Frightening fireworks: Katie and Ellen's Story
Many people love the winter, the onset of the dark nights, wrapping up warm and making plans for Halloween, Bonfire Night and Christmas. Sadly, for Katie and Ellen, these three months provide nothing but worry, frustration and fear.
We would love to say bonfire night is just one or two nights for us and that we can enjoy winter festivities along with everyone else but the sad reality is we cannot. Firework season disrupts our routine and causes stress and uncertainty for us and our two horses for three long months. This is something we face year after year.
We start preparing the horses for firework season in early October
On a usual day, we visit them three times a day, but in the winter our visits have to increase to four or more depending on the evening's events to ensure their safety and security.
Night after night, while our neighbours enjoy their festivities or are cosy in their homes, we're listening out, boots at the ready. And as the madness ensues we drive back and forth to the stables, feeding Louie and Masie treats and hay to calm them in a bid to create as normalised environment for them as possible. But how can you normalise constant bangs, flashes and whistles? The true fact is you cannot.
For those without horses, I'm sure it's difficult to imagine dealing with equines, so frightened that they are darting and bolting around their paddocks and stables as they potentially cause themselves injury. We can say without a doubt that there is undeniable stress for us as we do our best to keep our horses calm and try to reverse the damage of this fear response.
The combination of fear, loss of control and having to keep a safe distance from them, is incredibly difficult. And despite our horses knowing us, their reactions to the fireworks are so strong, their response, despite our actions, is unpredictable and extremely scary. On these nights we are all in danger of injury or worse, loss of life.

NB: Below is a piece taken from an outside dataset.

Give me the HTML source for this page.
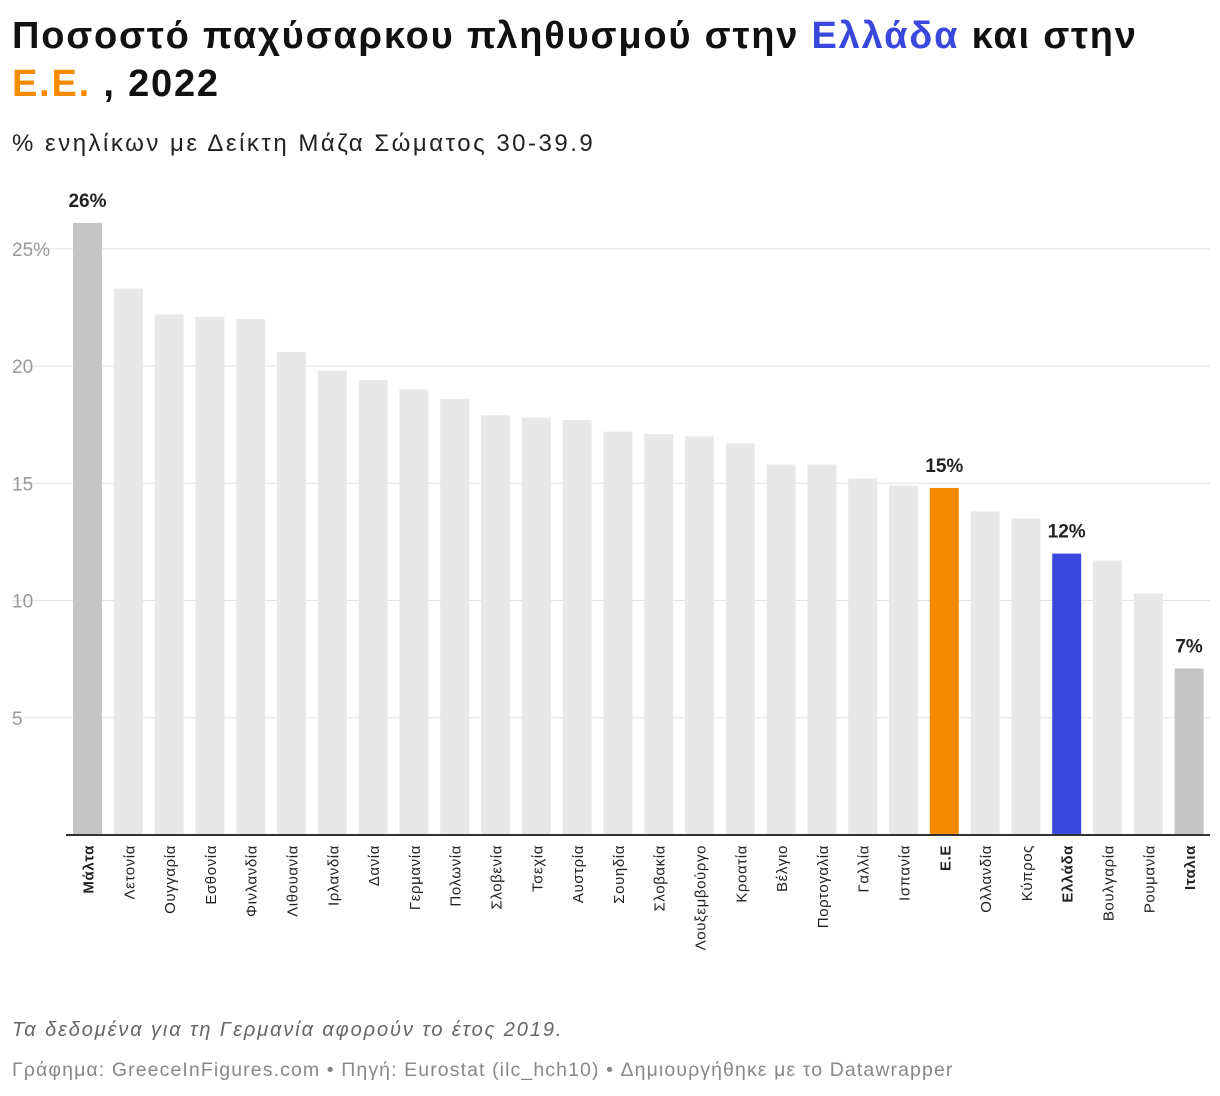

Surrounding the field are fence posts and electric fences, and along one side, houses back onto the field. We live in a rural village in Suffolk and currently, local people do not have the option to attend a public firework display locally, so more often than not, have private displays in their back gardens, just 20 yards from our field.
Last year seemed particularly bad and we continuously found spent firework casings. Should the horses have been out of their stables not only would they have been scared by the bangs, but they may have also been pelted with the casings, likely increasing their fear. Then there's the concern of ingestion. A horse does not have to be touched by a firework to receive massive and sometimes fatal injuries. They could be burned or otherwise injured by a spent firework casing.
Our worst fear is turning up to the field one day to find them injured or worse impaled on a fence post. At least by being there and putting them in the shelter overnight during the winter, we can try to protect them from that.
However, containing the horses in a stable with hay is also a major cause for concern as not all fireworks are extinguished before they hit the ground and pose a huge fire risk where our horses could be trapped and burned alive.
Until now we have been lucky and our horses have escaped injury, unlike some of the stories you will read in connection with this campaign.
What the horses cannot escape is the fear and its long term impact
Horses that are stressed often react by bucking, bolting, biting, rearing or pawing, even if they are generally even-tempered and well-behaved. This not only puts them at risk, Ellen and I are also at risk of injury or even death.
Please take note of our story and this year consider the pets, horses, livestock and wildlife in your neighbourhood and attend organised public events wherever possible.
And if you must have a display at home, please consider your neighbours and provide a prior warning so they may prepare.